# [DATASET CONTENT]
___

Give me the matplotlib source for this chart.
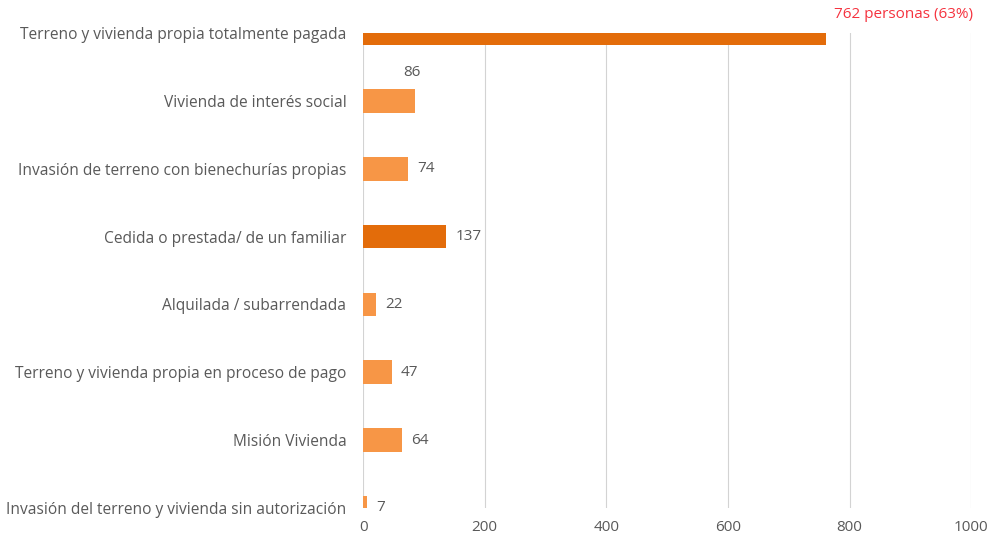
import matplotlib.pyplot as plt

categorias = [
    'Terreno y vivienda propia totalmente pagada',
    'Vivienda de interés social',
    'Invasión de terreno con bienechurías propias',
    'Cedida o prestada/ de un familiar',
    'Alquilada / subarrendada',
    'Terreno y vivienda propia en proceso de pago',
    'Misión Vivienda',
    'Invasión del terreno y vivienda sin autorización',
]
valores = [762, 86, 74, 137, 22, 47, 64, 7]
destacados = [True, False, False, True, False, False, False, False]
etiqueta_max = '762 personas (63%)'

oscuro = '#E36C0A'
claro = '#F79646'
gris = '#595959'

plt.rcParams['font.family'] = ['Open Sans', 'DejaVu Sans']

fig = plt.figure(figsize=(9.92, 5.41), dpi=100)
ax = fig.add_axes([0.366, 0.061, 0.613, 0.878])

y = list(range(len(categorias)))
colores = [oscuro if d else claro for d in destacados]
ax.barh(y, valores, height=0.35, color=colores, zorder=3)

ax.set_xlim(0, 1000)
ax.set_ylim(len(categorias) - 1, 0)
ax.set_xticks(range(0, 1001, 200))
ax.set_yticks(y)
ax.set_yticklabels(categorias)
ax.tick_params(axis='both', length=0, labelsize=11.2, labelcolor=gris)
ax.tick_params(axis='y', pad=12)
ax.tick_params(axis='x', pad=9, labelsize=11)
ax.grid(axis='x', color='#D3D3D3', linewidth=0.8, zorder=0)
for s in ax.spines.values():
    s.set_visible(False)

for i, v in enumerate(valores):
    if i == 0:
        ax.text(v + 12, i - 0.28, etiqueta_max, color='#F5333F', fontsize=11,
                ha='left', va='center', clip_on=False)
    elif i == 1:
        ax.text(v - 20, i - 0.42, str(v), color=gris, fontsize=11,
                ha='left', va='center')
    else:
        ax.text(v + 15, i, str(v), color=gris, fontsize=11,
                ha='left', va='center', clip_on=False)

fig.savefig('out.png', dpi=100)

___

# [TASK GOAL]
Give back exactly the lines from the first line of the data through the line with "gris = '#595959'", pictures excluded.

# [RESPONSE TO THE EXERCISE]
Give me the matplotlib source for this chart.
import matplotlib.pyplot as plt

categorias = [
    'Terreno y vivienda propia totalmente pagada',
    'Vivienda de interés social',
    'Invasión de terreno con bienechurías propias',
    'Cedida o prestada/ de un familiar',
    'Alquilada / subarrendada',
    'Terreno y vivienda propia en proceso de pago',
    'Misión Vivienda',
    'Invasión del terreno y vivienda sin autorización',
]
valores = [762, 86, 74, 137, 22, 47, 64, 7]
destacados = [True, False, False, True, False, False, False, False]
etiqueta_max = '762 personas (63%)'

oscuro = '#E36C0A'
claro = '#F79646'
gris = '#595959'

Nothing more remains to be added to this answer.